Momentum^2 Teacher: Momentum Teacher with Momentum Statistics for Self-Supervised Learning
Requirements
- All experiments are done with python3.6, torch==1.5.0; torchvision==0.6.0
Usage
Data Preparation
Prepare the ImageNet data in ${root_of_your_clone}/data/imagenet_train
, ${root_of_your_clone}/data/imagenet_val
. Since we have an internal platform(storage) to read imagenet, I have not tried the local mode. You may need to do some modification in momentum_teacher/data/dataset.py
to support the local mode.
Training
Before training, ensure the path (namely ${root_of_clone}
) is added in your PYTHONPATH, e.g.
export PYTHONPATH=$PYTHONPATH:${root_of_clone}
To do unsupervised pre-training of a ResNet-50 model on ImageNet in an 8-gpu machine, run:
- using
-d
to specify gpu_id for training, e.g.,-d 0-7
- using
-b
to specify batch_size, e.g.,-b 256
- using
--experiment-name
to specify the output folder, and the training log & models will be dumped to './outputs/${experiment-name}' - using
-f
to specify the description file of ur experiment.
e.g.,
python3 momentum_teacher/tools/train.py -b 256 -d 0-7 --experiment-name your_exp -f momentum_teacher/exps/arxiv/exp_8_v100/momentum2_teacher_100e_exp.py
Linear Evaluation:
With a pre-trained model, to train a supervised linear classifier on frozen features/weights in an 8 gpus machine, run:
- using
-d
to specify gpu_id for training, e.g.,-d 0-7
- using
-b
to specify batch_size, e.g.,-b 256
- using
--experiment-name
to specify the folder for saving pre-training models.
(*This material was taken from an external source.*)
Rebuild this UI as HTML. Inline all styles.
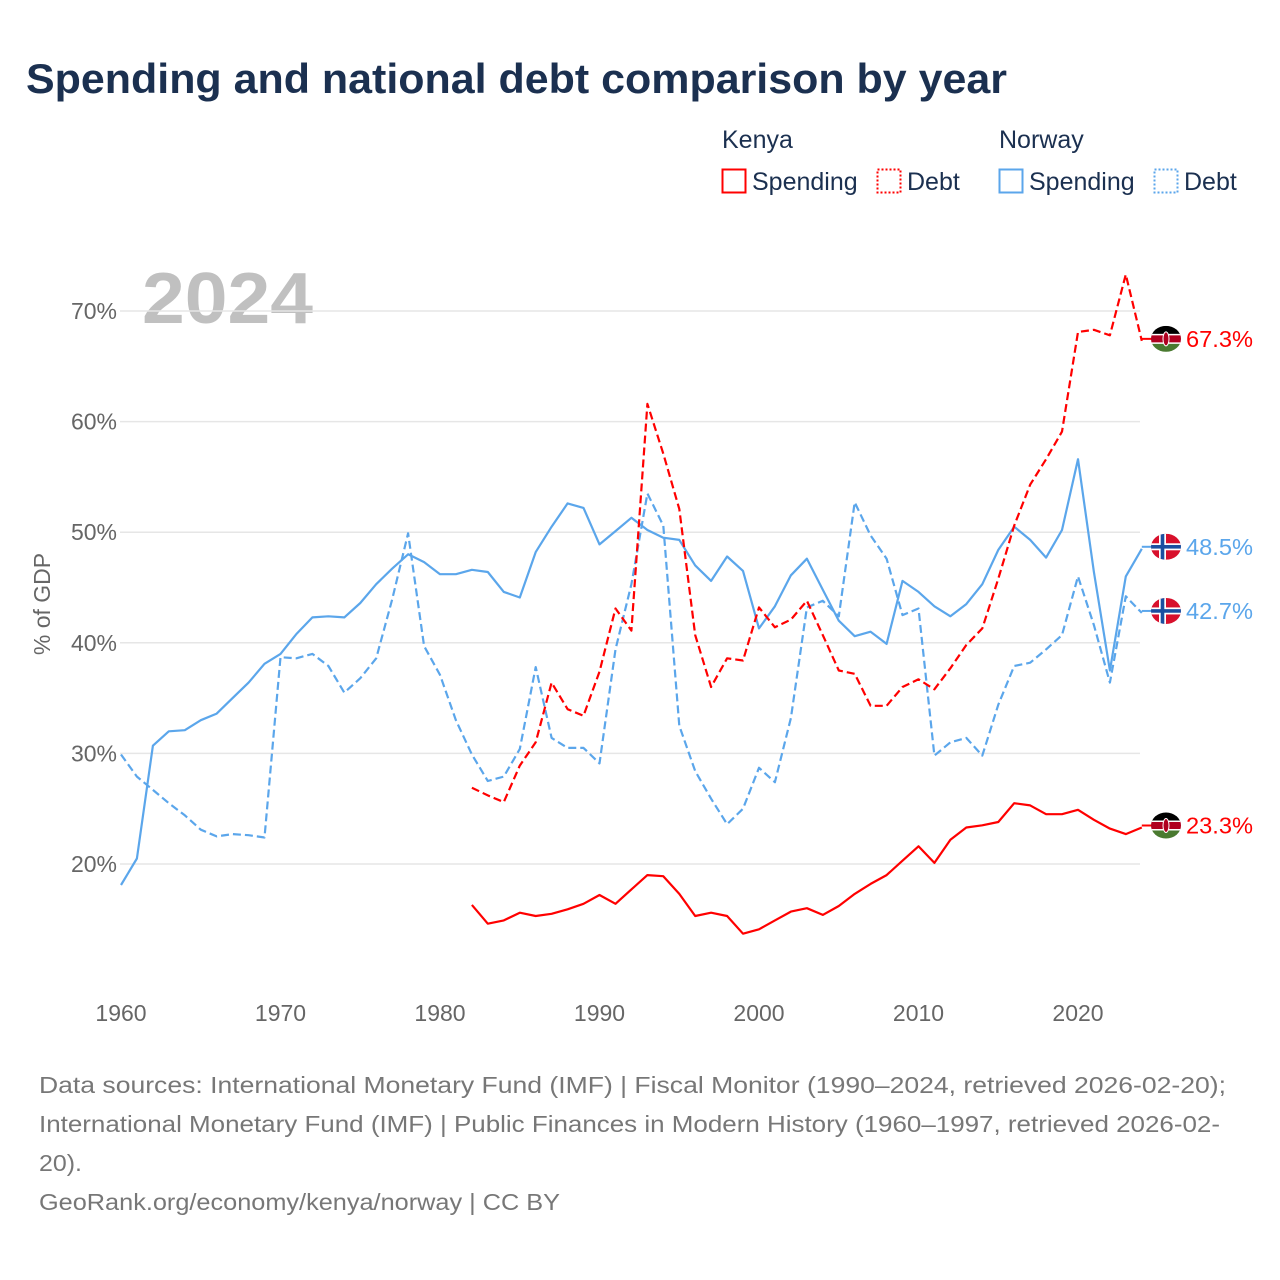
<!DOCTYPE html>
<html><head><meta charset="utf-8"><style>
html,body{margin:0;padding:0;background:#fff;width:1280px;height:1280px;overflow:hidden;font-family:"Liberation Sans",sans-serif;}
svg{display:block}
</style></head><body>
<svg id="chart" width="1280" height="1280" viewBox="0 0 1280 1280">
<text x="26" y="93" font-size="42" font-weight="bold" fill="#1b3050" textLength="981" lengthAdjust="spacingAndGlyphs">Spending and national debt comparison by year</text>
<g font-size="25" fill="#1b3050">
<text x="722" y="148">Kenya</text>
<text x="999" y="148">Norway</text>
<g><rect x="722.5" y="169.5" width="23" height="23" fill="none" stroke="#ff0000" stroke-width="2"/><text x="752" y="190">Spending</text></g>
<g><rect x="877.5" y="169.5" width="23" height="23" fill="none" stroke="#ff0000" stroke-width="2" stroke-dasharray="2,2"/><text x="907" y="190">Debt</text></g>
<g><rect x="999.5" y="169.5" width="23" height="23" fill="none" stroke="#5ba6eb" stroke-width="2"/><text x="1029" y="190">Spending</text></g>
<g><rect x="1154.5" y="169.5" width="23" height="23" fill="none" stroke="#5ba6eb" stroke-width="2" stroke-dasharray="2,2"/><text x="1184" y="190">Debt</text></g>
</g>
<text x="142" y="323" font-size="72" font-weight="bold" fill="#c0c0c0" textLength="171" lengthAdjust="spacingAndGlyphs">2024</text>
<g id="grid"></g>
<g id="yticks" font-size="23" fill="#666"></g>
<g id="xticks" font-size="23" fill="#666"></g>
<text transform="translate(50,604) rotate(-90)" text-anchor="middle" font-size="23" fill="#666">% of GDP</text>
<g id="series"></g>
<g id="labels"></g>
<g font-size="23" fill="#777">
<text x="39" y="1093" textLength="1187" lengthAdjust="spacingAndGlyphs">Data sources: International Monetary Fund (IMF) | Fiscal Monitor (1990–2024, retrieved 2026-02-20);</text>
<text x="39" y="1132" textLength="1181" lengthAdjust="spacingAndGlyphs">International Monetary Fund (IMF) | Public Finances in Modern History (1960–1997, retrieved 2026-02-</text>
<text x="39" y="1171" textLength="43" lengthAdjust="spacingAndGlyphs">20).</text>
<text x="39" y="1210" textLength="521" lengthAdjust="spacingAndGlyphs">GeoRank.org/economy/kenya/norway | CC BY</text>
</g>
</svg>
<script>
const years1960 = [];
for (let y = 1960; y <= 2024; y++) years1960.push(y);
const norwaySpending = [18.1,20.5,30.7,32.0,32.1,33.0,33.6,35.0,36.4,38.1,39.0,40.8,42.3,42.4,42.3,43.6,45.3,46.7,48.0,47.3,46.2,46.2,46.6,46.4,44.6,44.1,48.2,50.5,52.6,52.2,48.9,50.1,51.3,50.2,49.5,49.3,47.0,45.6,47.8,46.5,41.3,43.3,46.1,47.6,44.8,42.0,40.6,41.0,39.9,45.6,44.6,43.3,42.4,43.5,45.3,48.4,50.5,49.3,47.7,50.2,56.6,46.4,37.5,46.0,48.5];
const norwayDebt = [29.9,27.9,26.7,25.5,24.4,23.1,22.5,22.7,22.6,22.4,38.7,38.6,39.0,37.9,35.5,36.8,38.6,43.9,49.9,39.7,37.1,33.0,29.9,27.5,27.9,30.4,37.8,31.4,30.5,30.5,29.1,39.4,45.3,53.5,50.6,32.5,28.4,25.9,23.6,25.0,28.7,27.4,33.2,43.2,43.8,42.4,52.7,49.7,47.6,42.5,43.1,29.8,31.0,31.4,29.8,34.4,37.9,38.2,39.4,40.7,46.0,41.6,36.4,44.2,42.7];
const years1982 = [];
for (let y = 1982; y <= 2024; y++) years1982.push(y);
const kenyaSpending = [16.3,14.6,14.9,15.6,15.3,15.5,15.9,16.4,17.2,16.4,17.7,19.0,18.9,17.3,15.3,15.6,15.3,13.7,14.1,14.9,15.7,16.0,15.4,16.2,17.3,18.2,19.0,20.3,21.6,20.1,22.2,23.3,23.5,23.8,25.5,25.3,24.5,24.5,24.9,24.0,23.2,22.7,23.3];
const kenyaDebt = [26.9,26.2,25.6,28.9,31.0,36.4,34.0,33.4,37.4,43.1,41.1,61.6,57.1,52.1,40.7,36.0,38.6,38.4,43.2,41.4,42.1,43.8,40.7,37.5,37.2,34.3,34.3,36.0,36.7,35.8,37.7,39.8,41.3,45.8,50.6,54.3,56.6,59.1,68.1,68.3,67.8,73.3,67.3];
const yTickValues = [20,30,40,50,60,70];
const xTickValues = [1960,1970,1980,1990,2000,2010,2020];

const NS = 'http://www.w3.org/2000/svg';
function xScale(yr){ return 121 + (yr - 1960) * 15.95; }
function yScale(v){ return 864 - (v - 20) * 11.06; }
function mk(tag, attrs, parent){ const e = document.createElementNS(NS, tag); for (const k in attrs) e.setAttribute(k, attrs[k]); parent.appendChild(e); return e; }

const grid = document.getElementById('grid'), yt = document.getElementById('yticks'), xt = document.getElementById('xticks');
yTickValues.forEach(v => {
  const l = mk('line', {x1:120, x2:1140, y1:yScale(v), y2:yScale(v), stroke:'#e6e6e6', 'stroke-width':1.5}, grid);
  
  
  const t = mk('text', {x:117, y:yScale(v)+8, 'text-anchor':'end'}, yt);
  t.textContent = v + '%';
  
  
});
xTickValues.forEach(v => {
  const t = mk('text', {x:xScale(v), y:1021, 'text-anchor':'middle'}, xt);
  t.textContent = v;
  
  
});

const series = document.getElementById('series');
function drawLine(xs, vals, color, dashed, name){
  const d = vals.map((v,i)=>(i?'L':'M') + xScale(xs[i]).toFixed(1) + ',' + yScale(v).toFixed(1)).join('');
  const p = mk('path', {d:d, fill:'none', stroke:color, 'stroke-width':2.2, 'stroke-linejoin':'round'}, series);
  if (dashed) p.setAttribute('stroke-dasharray', '8,4');
  
  
}
const RED = '#ff0000', BLUE = '#5ba6eb';
drawLine(years1960, norwayDebt, BLUE, true, 'norway-debt-line');
drawLine(years1960, norwaySpending, BLUE, false, 'norway-spending-line');
drawLine(years1982, kenyaDebt, RED, true, 'kenya-debt-line');
drawLine(years1982, kenyaSpending, RED, false, 'kenya-spending-line');

const labels = document.getElementById('labels');
function endLabel(val, color, country, name){
  const cy = yScale(val) - 2, cx = 1166;
  const g = mk('g', {}, labels);
  
  
  mk('line', {x1:xScale(2024), x2:cx-14, y1:cy, y2:cy, stroke:color, 'stroke-width':2}, g);
  const cpId = 'cp-' + name;
  const cp = mk('clipPath', {id:cpId}, g);
  mk('ellipse', {cx:cx, cy:cy, rx:15, ry:13}, cp);
  const f = mk('g', {'clip-path':'url(#' + cpId + ')'}, g);
  if (country === 'kenya') {
    mk('rect', {x:cx-15, y:cy-13, width:30, height:9, fill:'#000'}, f);
    mk('rect', {x:cx-15, y:cy-4, width:30, height:8, fill:'#b00020'}, f);
    mk('rect', {x:cx-15, y:cy-5, width:30, height:1.5, fill:'#fff'}, f);
    mk('rect', {x:cx-15, y:cy+3.5, width:30, height:1.5, fill:'#fff'}, f);
    mk('rect', {x:cx-15, y:cy+5, width:30, height:8, fill:'#4a7a30'}, f);
    mk('ellipse', {cx:cx, cy:cy, rx:3, ry:7, fill:'#b00020', stroke:'#fff', 'stroke-width':1}, f);
  } else {
    mk('rect', {x:cx-15, y:cy-13, width:30, height:26, fill:'#d8102c'}, f);
    mk('rect', {x:cx-15, y:cy-3.5, width:30, height:7, fill:'#fff'}, f);
    mk('rect', {x:cx-7, y:cy-13, width:7, height:26, fill:'#fff'}, f);
    mk('rect', {x:cx-15, y:cy-1.8, width:30, height:3.6, fill:'#1b4fa0'}, f);
    mk('rect', {x:cx-5.3, y:cy-13, width:3.6, height:26, fill:'#1b4fa0'}, f);
  }
  const t = mk('text', {x:1186, y:cy+8, 'font-size':23, fill:color, textLength:67, lengthAdjust:'spacingAndGlyphs'}, g);
  t.textContent = val.toFixed(1) + '%';
}
endLabel(kenyaDebt[kenyaDebt.length-1], RED, 'kenya', 'kenya-debt-label');
endLabel(norwaySpending[norwaySpending.length-1], BLUE, 'norway', 'norway-spending-label');
endLabel(norwayDebt[norwayDebt.length-1], BLUE, 'norway', 'norway-debt-label');
endLabel(kenyaSpending[kenyaSpending.length-1], RED, 'kenya', 'kenya-spending-label');
</script>
</body></html>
python3 momentum_teacher/tools/eval.py -b 256 --experiment-name your_exp -f momentum_teacher/exps/arxiv/linear_eval_exp_byol.py
Results
Results of Pretraining on a Single Machine
After pretraining on 8 NVIDIA V100 GPUS and 1024 batch-sizes, the results of linear-evaluation are:
pre-train code | pre-train epochs |
pre-train time | accuracy | weights |
---|---|---|---|---|
path | 100 | ~1.8 day | 70.7 | - |
path | 200 | ~3.6 day | 72.7 | - |
path | 300 | ~5.5 day | 73.8 | - |
After pretraining on 8 NVIDIA 2080 GPUS and 256 batch-sizes, the results of linear-evaluation are:
pre-train code | pre-train epochs |
pre-train time | accuracy | wights |
---|---|---|---|---|
path | 100 | ~2.5 day | 70.4 | - |
path | 200 | ~5 day | 72.3 | - |
path | 300 | ~7.5 day | 72.9 | - |
Results of Pretraining on Multiple Machines
E.g., To do unsupervised pre-training with 4096 batch-sizes and 32 V100 GPUs. run:
Suggesting that each machine has 8 V100 GPUs and there are 4 machines
# machine 1:
export MACHINE=0; export MACHINE_TOTAL=4; python3 momentum_teacher/tools/train.py -b 4096 -f xxx
# machine 2:
export MACHINE=1; export MACHINE_TOTAL=4; python3 momentum_teacher/tools/train.py -b 4096 -f xxx
# machine 3:
export MACHINE=2; export MACHINE_TOTAL=4; python3 momentum_teacher/tools/train.py -b 4096 -f xxx
# machine 4:
export MACHINE=3; export MACHINE_TOTAL=4; python3 momentum_teacher/tools/train.py -b 4096 -f xxx
results of linear-eval:
pre-train code | pre-train epochs |
pre-train time | accuracy | weights |
---|---|---|---|---|
path | 100 | ~11hour | 70.3 | - |
path | 200 | ~22hour | 72.5 | - |
path | 300 | ~33hour | 73.7 | - |
To do unsupervised pre-training with 4096 batch-sizes and 128 2080 GPUs, pls follow the above guides. Results of linear-eval:
pre-train code | pre-train epochs |
pre-train time | accuracy | weights |
---|---|---|---|---|
path | 100 | ~5hour | 69.0 | - |
path | 200 | ~10hour | 71.5 | - |
path | 300 | ~15hour | 72.3 | - |
Disclaimer
This is an implementation for Momentum^2 Teacher, it is worth noting that:
- The original implementation is based on our internal Platform.
- This released version has slightly better performances compared with the tech report's.